El Al owes passengers some $350MM in refunds for flights that were cancelled.
Israeli law requires airlines to provide cash refunds for cancelled flights within 21 days. Back in April, Israel extended that timeframe to 90 days, but still required cash refunds.
But with the government potentially on the hook for providing refunds, Arutz Sheva is reporting that Israel has temporarily nixed the requirement for airlines to offer refunds for cancelled flights and that airlines can provide vouchers instead of cash refunds.
Under the new law, airlines that cancelled flights between March 1-August 31, 2020 can now get away with offering a voucher instead of a refund. That timeframe can be extended until May 31, 2021.
DDF member Hocker sent me this link to the actual law and Arutz Sheva appears to be missing a key detail of the new law.

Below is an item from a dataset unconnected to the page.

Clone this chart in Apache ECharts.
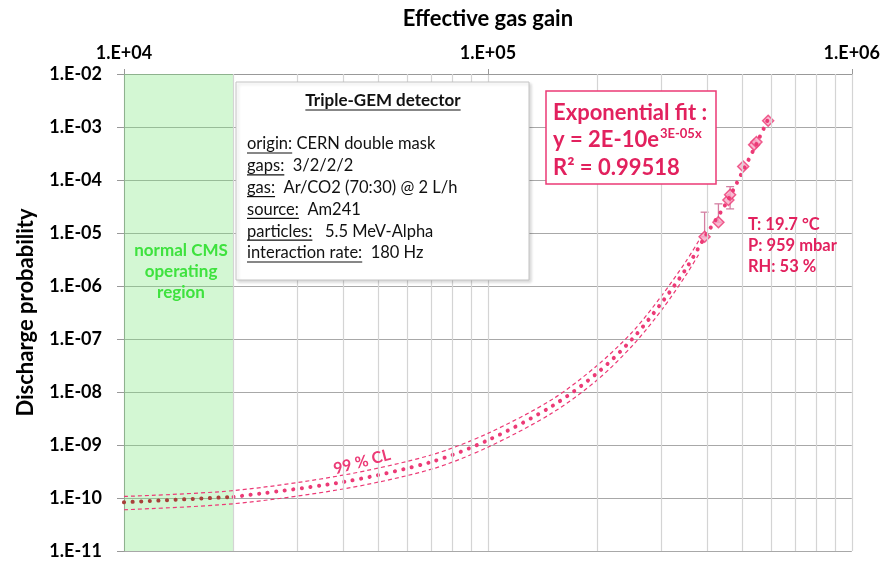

What Arutz Sheva didn’t report is that if you don’t use the voucher or only use part of it, you are still eligible for a cash refund for the unused balance. However you won’t be able to request that refund until 21 days before the voucher expires.
The voucher that can be offered must be transferable to other passengers.
That voucher validity must be at least one year, but I don’t see anything in the law stopping an airline from making the voucher validity 3, 5, 10 or even 20 years in order to avoid having to pay a cash refund anytime soon. That’s a giant loophole!
While this new law will be a windfall for airlines and the Israeli government, it ignores that many consumers are out of work and can’t afford to be effectively forced to bail out an airline with an interest free loan.
Under the new law, airlines will also be exempt from paying any penalties for delayed or cancelled flights during the same time period.
El Al previously promised to offer refunds when they reopen. Now they can delay refunds for years.
Of course Israeli law doesn’t preempt laws in other countries.
Passengers on flights to or from the US can file a DOT complaint against any airline that cancels a flight and doesn’t provide a timely cash refund. Filing a DOT complaint has been the primary method that has worked for getting a refund from El Al.
Air Canada has decided to use the Canada Transportation Board’s guidance to refuse refunds and tell the DOT to back off. The DOT has yet to rule on that case and it remains to be seen if El Al will also try that tactic to avoid US law.
The European Union also requires airlines to provide timely cash refunds for cancelled flights, though I haven’t heard of El Al refunding cancelled Europe flights.
Have you been able to receive a refund for your flight to or from Israel?